Ahli sejarah Anhar Gonggong mengamini pernyataan Roso Daras. Dia juga mengapresiasi upaya yang dilakukan para pegiat sejarah menggali dan meneliti jejak kelahiran Bung Karno.
Terkait keberadaan rumah masa kecil Bung Karno yang kini tersisa pondasi, dia berharap Pemerintah Kabupaten Jombang berani menetapkannya sebagai situs cagar budaya, tanpa harus menunggu keputusan pemerintah pusat.
“Penetapan bisa dilakukan oleh pemerintah daerah, sepanjang pemerintah daerah percaya dengan hasil penelitian tersebut,” kata Anhar.
Dalam kesempatan itu, Anhar yang didapuk sebagai panelis memberikan apresiasi khusus terhadap upaya Binhad dan para pegiat sejarah Bung Karno, yang melakukan proses pengumpulan bukti dan penelitian secara baik.

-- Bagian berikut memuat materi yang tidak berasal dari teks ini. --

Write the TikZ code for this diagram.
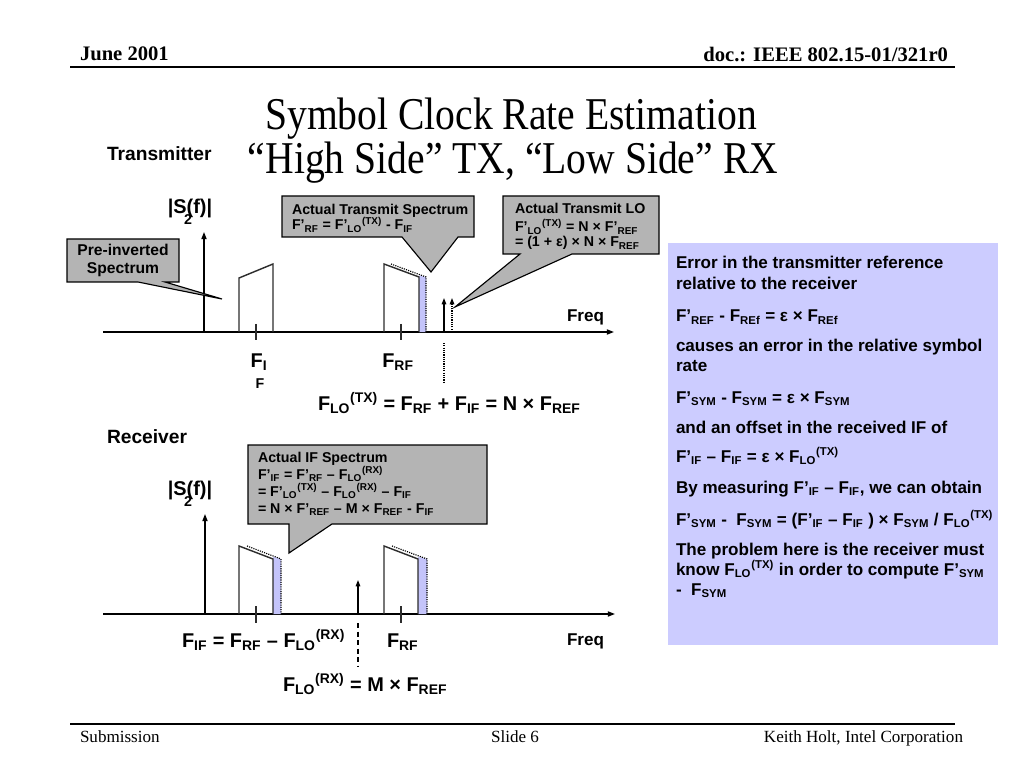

Menurut Anhar, penelitian yang dilakukan oleh Binhad dan kawan-kawan sangat penting dan menarik karena menggunakan sumber utama dan sumber sekunder.
Apalagi, penelitian tersebut juga merujuk pada dokumen dari ITB, arsip nasional, yang dilengkapi dengan penggalian data sekunder.
Dia mengungkapkan, penelitian tentang kelahiran Soekarno selama ini banyak terfokus pada kelahiran Bung Karno di Surabaya. 
Padahal, lanjutnya, Bung Karno tidak pernah menyatakan secara tegas waktu dan tempat di mana dia lahir.
“Kekuatan penelitian anda adalah menggunakan metode sejarah yang benar. Bahwa hasilnya terserah. Anda menggunakan dokumen ITB, arsip nasional, serta sumber lisan. Itu semua sah,” ujar Anhar.
Namun, tegas dia, apa yang ditemukan Binhad dan kawan-kawan dari penelitian dan disampaikan dalam seminar, bukan berarti menggugurkan hasil penelitian atau temuan sebelumnya.
“Setelah saya baca dan saya pelajari dari hasil penelitian anda, tampaknya hasil penelitian anda itu memang boleh dikatakan memenuhi persyaratan untuk diberitahukan kepada orang lain dan disebarkan kepada masyarakat luas,” kata Anhar. 
Sementara itu, seminar kebangsaan bertema “Jejak Tokoh Bangsa di Jombang” berlangsung dinamis.
Selain berbagai pertanyaan dari audiens, ada pula desakan agar mantan Presiden RI KH Abdurrahman Wahid segera diusulkan untuk ditetapkan sebagai pahlawan nasional.